Bush's foreign policy: Muddling Through















My article,"Muddling Through:The Bush administration has no idea what it's doing," which was published originally in the Business Times of Singapore was posted today on antiwar.com and lewrockwell.com:
American officials, lawmakers, and pundits have been analyzing – over-analyzing is probably the right term – U.S. President George W. Bush's new National Security Strategy (NSS), leading one to conclude that the document that was issued last week has major significance in terms of gaining insights into what kind of approach to world affairs the Bush administration will be pursuing in the last three years of its term.
In a way, it is not surprising that the pundits have been trying to deconstruct the 2006 NSS in order to gain possible insights into the Bushies' foreign policy. Have President Bush and his national security team adopted a more "realistic" orientation? Will the United States attack Iran's nuclear facilities? Will there be more of an effort to apply a multilateral strategy in dealing with international crises? Is China now being regarded as a "threat" by the Americans?
It is very much the same way that the Cold War-era "Kremlinologists" pored over public documents issued by Moscow so as to figure out what the Kremlin bosses were really thinking. The reason for that is that the ideologues who guided Soviet foreign policy focused a lot of their energy on propaganda, not unlike the neoconservatives who have been behind U.S. diplomacy since 9/11 and have confined their public discussion of America's role in the world to bombastic and shallow propaganda about exporting "democracy" to the Middle East and elsewhere.(More)

These were my final thoughts on the topic:
If you accept the notion that the modus operandi of the Bush administration's foreign policy is muddling through, that it really does not have a "National Security Strategy," all the "inconsistencies" suddenly make a lot of sense.
For some, it might sound like bad news.

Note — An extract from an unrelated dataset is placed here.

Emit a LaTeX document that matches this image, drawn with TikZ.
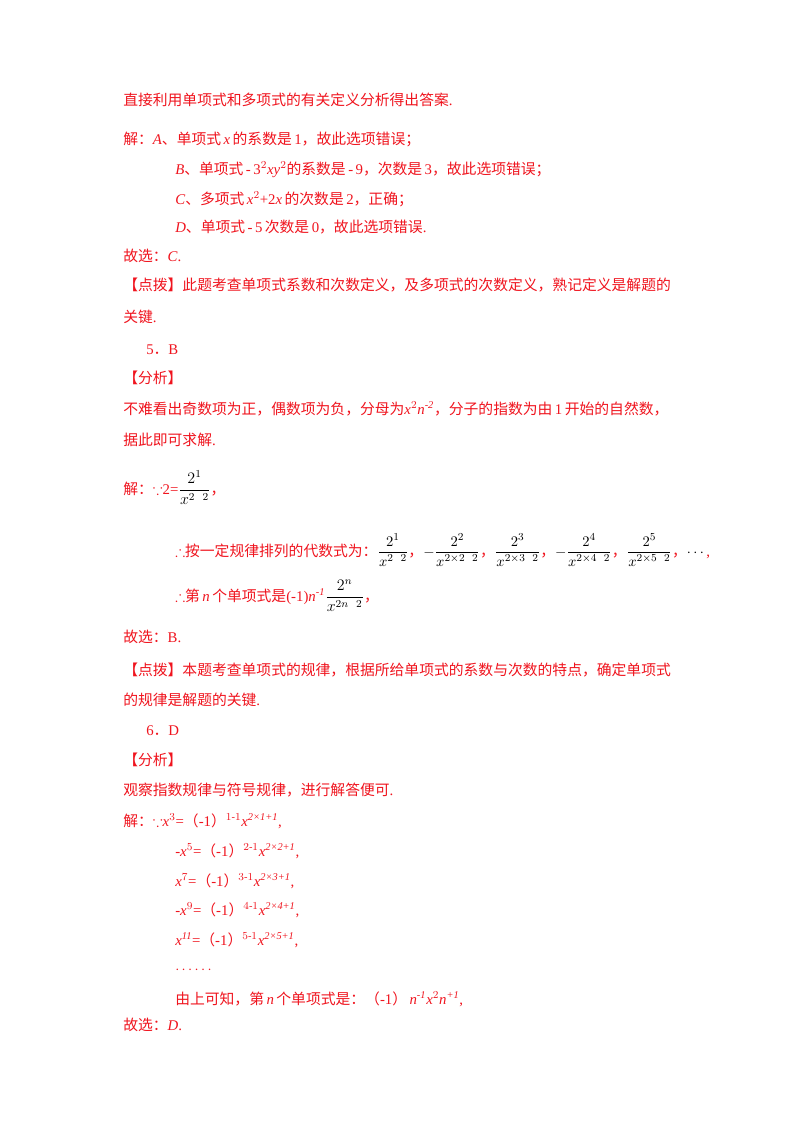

Perhaps we should regard it as good news if we recall that the only time that the Bush administration was not muddling through was when it decided to invade Iraq. It thought that it knew what it was doing. Now it finally recognizes that it does not. And that's progress.

Comments

Hoots said…
Good post. I blogged it because it resonated pefectly with another site I follow that came to the same conclusion at about the same time. He also cited a great Churchill quote that the "Americans always do the right thing after they have tried everything else."